Luskin Falls for a Real Laffer
Donald Luskin falls for this nonsense:
the Laffer Curve works in the real world just as predicted by Laffer’s original axiom – and that the US is exactly in the wrong place on it.
Luskin wrote this yesterday at 8:05 AM. A few hours later, Mark Thoma noted:
The blue line is supposed to be the Laffer curve, but this is far from compelling. Since it looks like all that’s been done here is to draw a line through an outlier, Norway (an outlier that in other contexts we are told to ignore because it is an outlier, e.g. see below), and since this is clearly not the best fitting line to these data, here’s another possibility … I haven’t actually run the regression, but it looks clear to me that revenues rise with tax rates, and the fit also looks better than in the first graph.
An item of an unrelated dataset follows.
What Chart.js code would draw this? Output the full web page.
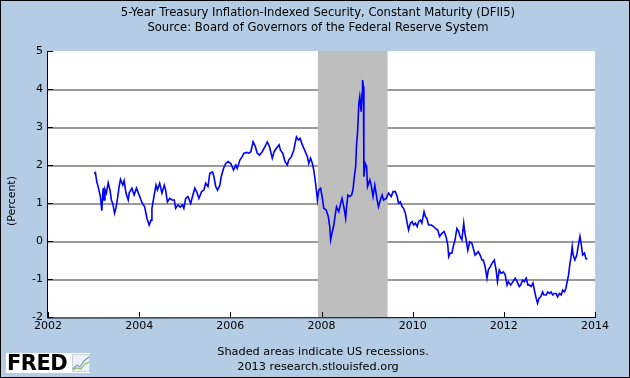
<!DOCTYPE html>
<html>
<head>
<meta charset="utf-8">
<title>DFII5</title>
<script src="https://cdn.jsdelivr.net/npm/chart.js@4.4.1/dist/chart.umd.min.js"></script>
<style>
    body { margin: 0; }
    #frame {
        position: relative;
        width: 630px;
        height: 378px;
        background: #b4cde4;
        font-family: "DejaVu Sans", Verdana, sans-serif;
        color: #000;
        overflow: hidden;
    }
    #frame canvas { position: absolute; left: 0; top: 0; }
    .line {
        position: absolute;
        left: 0;
        width: 636px;
        text-align: center;
        font-size: 11.6px;
        line-height: 14px;
        white-space: nowrap;
    }
    .foot { font-size: 11.3px; }
    #ytitle {
        position: absolute;
        left: -38px;
        top: 194px;
        width: 100px;
        text-align: center;
        font-size: 11px;
        line-height: 14px;
        transform: rotate(-90deg);
    }
    #logo {
        position: absolute;
        left: 6px;
        top: 353px;
        width: 84px;
        height: 20px;
        background: #fff;
    }
    #logo span {
        position: absolute;
        left: 1px;
        top: -3px;
        font-family: "DejaVu Sans", sans-serif;
        font-weight: bold;
        font-size: 21px;
        line-height: 26px;
        letter-spacing: -0.5px;
    }
    #logo svg { position: absolute; left: 66px; top: 1px; }
    #border {
        position: absolute;
        left: 0; top: 0; right: 0; bottom: 0;
        border: 1px solid #000;
        pointer-events: none;
    }
</style>
</head>
<body>
<div id="frame">
    <canvas id="rateChart" width="630" height="378"></canvas>
    <div class="line" style="top:5px">5-Year Treasury Inflation-Indexed Security, Constant Maturity (DFII5)</div>
    <div class="line" style="top:20px">Source: Board of Governors of the Federal Reserve System</div>
    <div id="ytitle">(Percent)</div>
    <div class="line foot" style="top:345px; width:646px">Shaded areas indicate US recessions.</div>
    <div class="line foot" style="top:360px">2013 research.stlouisfed.org</div>
    <div id="logo">
        <span>FRED</span>
        <svg width="18" height="18" viewBox="0 0 18 18">
            <rect x="0.5" y="0.5" width="17" height="17" fill="#eef2f6" stroke="#c8d0d8"/>
            <polyline points="1,15 5,11 8,13 12,7 17,3" fill="none" stroke="#7a9cc0" stroke-width="1.2"/>
            <polyline points="1,16 5,14 9,15 13,10 17,8" fill="none" stroke="#8cbf5a" stroke-width="1.2"/>
        </svg>
    </div>
    <div id="border"></div>
</div>

<script>
// Axis ticks
const yearTicks = [2002, 2004, 2006, 2008, 2010, 2012, 2014];
const percentTicks = [-2, -1, 0, 1, 2, 3, 4, 5];

// Recession (Dec 2007 - Jun 2009) in decimal years
const recessionStart = 2007.92;
const recessionEnd = 2009.45;

// DFII5 (decimal year, percent)
const years = [
    2003.01, 2003.04, 2003.07, 2003.10, 2003.15, 2003.18, 2003.21, 2003.23, 2003.25, 2003.28, 2003.32, 2003.36, 2003.39, 2003.42, 2003.46,
    2003.49, 2003.53, 2003.56, 2003.59, 2003.64, 2003.67, 2003.71, 2003.76, 2003.78, 2003.84, 2003.89, 2003.94, 2004.00, 2004.04, 2004.07,
    2004.12, 2004.17, 2004.22, 2004.26, 2004.28, 2004.33, 2004.37, 2004.40, 2004.45, 2004.50, 2004.55, 2004.58, 2004.62, 2004.67, 2004.72,
    2004.77, 2004.80, 2004.85, 2004.90, 2004.95, 2004.98, 2005.02, 2005.07, 2005.13, 2005.17, 2005.22, 2005.26, 2005.31,
    2005.37, 2005.42, 2005.46, 2005.51, 2005.55, 2005.61, 2005.64, 2005.68, 2005.72, 2005.77, 2005.80, 2005.85, 2005.90,
    2005.95, 2006.01, 2006.07, 2006.12, 2006.15, 2006.21, 2006.26, 2006.30, 2006.36, 2006.41, 2006.45, 2006.50, 2006.55,
    2006.59, 2006.64, 2006.70, 2006.76, 2006.81, 2006.86, 2006.92, 2006.96, 2007.01, 2007.07, 2007.10, 2007.15, 2007.20,
    2007.25, 2007.28, 2007.34, 2007.39, 2007.45, 2007.49, 2007.53, 2007.58, 2007.63, 2007.69, 2007.72, 2007.76, 2007.80,
    2007.83, 2007.87, 2007.91, 2007.94, 2007.98, 2008.02, 2008.05, 2008.10, 2008.15, 2008.18, 2008.20, 2008.23, 2008.27,
    2008.30, 2008.33, 2008.38, 2008.42, 2008.45, 2008.49, 2008.53, 2008.55, 2008.58, 2008.62, 2008.66, 2008.69, 2008.72,
    2008.75, 2008.77, 2008.79, 2008.82, 2008.84, 2008.87, 2008.89, 2008.90, 2008.92, 2008.93, 2008.96, 2008.99, 2009.01,
    2009.06, 2009.09, 2009.13, 2009.17, 2009.22, 2009.25, 2009.29, 2009.33, 2009.36, 2009.42, 2009.47, 2009.53, 2009.57,
    2009.62, 2009.66, 2009.69, 2009.73, 2009.77, 2009.80, 2009.84, 2009.88, 2009.91, 2009.95, 2009.99, 2010.02, 2010.06, 2010.10,
    2010.13, 2010.17, 2010.20, 2010.25, 2010.28, 2010.31, 2010.35, 2010.41, 2010.46, 2010.50, 2010.55, 2010.59, 2010.64, 2010.69,
    2010.73, 2010.77, 2010.79, 2010.82, 2010.86, 2010.90, 2010.93, 2010.97, 2011.01, 2011.04, 2011.08, 2011.12, 2011.14, 2011.18,
    2011.21, 2011.25, 2011.30, 2011.34, 2011.37, 2011.41, 2011.44, 2011.48, 2011.52, 2011.55, 2011.59, 2011.63, 2011.66,
    2011.70, 2011.74, 2011.79, 2011.83, 2011.86, 2011.90, 2011.94, 2011.99, 2012.03, 2012.07, 2012.10, 2012.15, 2012.20, 2012.25, 2012.29,
    2012.34, 2012.37, 2012.41, 2012.45, 2012.49, 2012.53, 2012.56, 2012.60, 2012.64, 2012.67, 2012.71, 2012.74, 2012.77, 2012.81, 2012.85,
    2012.88, 2012.93, 2012.96, 2013.00, 2013.04, 2013.07, 2013.11, 2013.15, 2013.18, 2013.22, 2013.26, 2013.29, 2013.33, 2013.36, 2013.39,
    2013.42, 2013.45, 2013.47, 2013.50, 2013.52, 2013.56, 2013.60, 2013.63, 2013.67, 2013.70, 2013.73, 2013.77, 2013.80, 2013.83
];

const rates = [
    1.78, 1.80, 1.56, 1.43, 1.17, 0.80, 1.39, 1.08, 1.36, 1.26, 1.53, 1.34, 1.08, 0.99, 0.73,
    0.86, 1.17, 1.43, 1.62, 1.47, 1.59, 1.26, 1.08, 1.26, 1.39, 1.21, 1.39, 1.21, 1.08, 0.99,
    0.90, 0.60, 0.42, 0.55, 0.86, 1.21, 1.47, 1.34, 1.52, 1.26, 1.47, 1.34, 1.03, 1.12, 1.08,
    1.08, 0.86, 0.95, 0.89, 0.95, 0.86, 1.12, 1.17, 0.99, 1.17, 1.39, 1.30, 1.12,
    1.30, 1.34, 1.52, 1.43, 1.78, 1.82, 1.69, 1.43, 1.34, 1.47, 1.69, 1.91, 2.04,
    2.09, 2.04, 1.87, 2.00, 1.91, 2.13, 2.22, 2.31, 2.33, 2.31, 2.35, 2.61, 2.48,
    2.31, 2.26, 2.35, 2.48, 2.61, 2.48, 2.18, 2.35, 2.44, 2.53, 2.39, 2.31, 2.09,
    2.00, 2.13, 2.22, 2.39, 2.74, 2.66, 2.70, 2.53, 2.39, 2.22, 2.04, 2.18, 2.04,
    1.87, 1.52, 1.08, 1.34, 1.39, 1.12, 0.86, 0.82, 0.64, 0.38, 0.03, 0.20, 0.42,
    0.68, 0.90, 0.77, 0.99, 1.12, 0.90, 0.60, 0.90, 1.21, 1.17, 1.21, 1.34, 1.69,
    1.96, 2.57, 2.83, 3.62, 3.80, 3.40, 3.89, 4.24, 4.06, 1.69, 2.04, 1.96, 1.43,
    1.61, 1.47, 1.17, 1.47, 1.08, 0.90, 1.08, 1.21, 1.08, 1.12, 1.26, 1.17, 1.30,
    1.30, 1.17, 0.99, 1.03, 0.90, 0.86, 0.73, 0.47, 0.29, 0.47, 0.51, 0.42, 0.47, 0.38,
    0.51, 0.55, 0.47, 0.77, 0.64, 0.60, 0.42, 0.42, 0.38, 0.33, 0.29, 0.12, 0.20, 0.25,
    0.12, -0.10, -0.41, -0.32, -0.32, -0.10, 0.03, 0.33, 0.25, 0.12, 0.03, 0.47, 0.25, -0.02,
    -0.24, -0.02, -0.06, -0.24, -0.37, -0.32, -0.28, -0.37, -0.50, -0.50, -0.68, -0.98, -0.76,
    -0.68, -0.59, -0.50, -0.76, -1.07, -0.76, -0.85, -0.81, -0.89, -1.16, -1.07, -1.16, -1.07, -0.98, -1.07,
    -1.20, -1.16, -1.03, -1.07, -0.98, -1.16, -1.16, -1.20, -1.11, -1.29, -1.51, -1.64, -1.51, -1.47, -1.34,
    -1.42, -1.42, -1.34, -1.38, -1.34, -1.42, -1.38, -1.38, -1.47, -1.38, -1.42, -1.29, -1.34, -1.25, -1.07,
    -0.89, -0.59, -0.46, -0.15, -0.37, -0.50, -0.37, -0.15, 0.12, -0.10, -0.37, -0.32, -0.46, -0.48
];

let points = [];
for (let i = 0; i < Math.min(years.length, rates.length); i++) {
    points.push({ x: years[i], y: rates[i] });
}

// Paint the plot background, gridlines and recession band behind the line, then black axes on top
function drawBackdrop(chart) {
    const ctx = chart.ctx;
    const area = chart.chartArea;
    const h = area.bottom - area.top;

    ctx.save();
    ctx.globalCompositeOperation = "destination-over";

    // recession band first so it ends up above the gridlines
    let x0 = chart.scales.x.getPixelForValue(recessionStart);
    let x1 = chart.scales.x.getPixelForValue(recessionEnd);
    ctx.fillStyle = "#bebebe";
    ctx.fillRect(x0, area.top, x1 - x0, h);

    ctx.fillStyle = "#9a9a9a";
    for (let i = 1; i < percentTicks.length - 1; i++) {
        let y = Math.round(chart.scales.y.getPixelForValue(percentTicks[i]));
        ctx.fillRect(area.left, y, area.right - area.left, 2);
    }

    ctx.fillStyle = "#ffffff";
    ctx.fillRect(area.left, area.top, area.right - area.left, h);
    ctx.restore();
}

const fredLook = {
    id: "fredLook",
    afterDatasetsDraw(chart) {
        drawBackdrop(chart);

        const { ctx, chartArea, scales } = chart;
        ctx.save();
        ctx.strokeStyle = "#000";
        ctx.lineWidth = 1;
        ctx.beginPath();
        // axes
        ctx.moveTo(chartArea.left - 0.5, chartArea.top);
        ctx.lineTo(chartArea.left - 0.5, chartArea.bottom + 1);
        ctx.lineTo(chartArea.right + 1, chartArea.bottom + 0.5);
        // tick marks pointing into the plot
        percentTicks.forEach(v => {
            let y = Math.round(scales.y.getPixelForValue(v)) + 0.5;
            ctx.moveTo(chartArea.left, y);
            ctx.lineTo(chartArea.left + 5, y);
        });
        yearTicks.forEach(v => {
            let x = Math.round(scales.x.getPixelForValue(v)) + 0.5;
            ctx.moveTo(x, chartArea.bottom);
            ctx.lineTo(x, chartArea.bottom - 5);
        });
        ctx.stroke();
        ctx.restore();
    }
};

const tickFont = { family: "'DejaVu Sans', Verdana, sans-serif", size: 11 };

new Chart(document.getElementById("rateChart"), {
    type: "line",
    data: {
        datasets: [{
            label: "DFII5",
            data: points,
            borderColor: "#0000ff",
            borderWidth: 1.6,
            pointRadius: 0,
            tension: 0,
            fill: false
        }]
    },
    options: {
        responsive: false,
        animation: false,
        devicePixelRatio: 1,
        layout: { padding: { left: 0, right: 35, top: 51, bottom: 41 } },
        plugins: {
            legend: { display: false },
            tooltip: { enabled: false }
        },
        scales: {
            x: {
                type: "linear",
                min: yearTicks[0],
                max: yearTicks[yearTicks.length - 1],
                afterBuildTicks: scale => { scale.ticks = yearTicks.map(v => ({ value: v })); },
                afterFit: scale => { scale.height = 20; },
                grid: { display: false, drawTicks: false },
                border: { display: false },
                ticks: {
                    color: "#000",
                    font: tickFont,
                    padding: 3,
                    maxRotation: 0,
                    callback: v => String(v)
                }
            },
            y: {
                min: percentTicks[0],
                max: percentTicks[percentTicks.length - 1],
                afterBuildTicks: scale => { scale.ticks = percentTicks.map(v => ({ value: v })); },
                afterFit: scale => { scale.width = 48; },
                grid: { display: false, drawTicks: false },
                border: { display: false },
                ticks: {
                    color: "#000",
                    font: tickFont,
                    padding: 5,
                    callback: v => String(v)
                }
            }
        }
    },
    plugins: [fredLook]
});
</script>
</body>
</html>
Toss out Norway, and the fit looks even better
Max Sawicky calls the WSJ graph the dumbest thing he has ever seen and adds:
For fun I did a regression line for similar data (same year, same countries). I threw out those annoying communist outliers at the top (Luxembourg and Norway) — countries with high tax rates and revenues. (By the way, when you include them without forcing a zero intercept, there is no significant relationship between the corporate tax rate (combined, central and sub-central govs) and corp rev/GDP. Very slight negative relationship. Throw out the two outliers and the same non-result (insignificant positive relationship).
That the Stupidest Man Alive fell for the dumbest thing Max has ever seen does not surprise Brad DeLong. Luskin says the Laffer curve works in “the real world”. Does he have any clue what the real world actually is?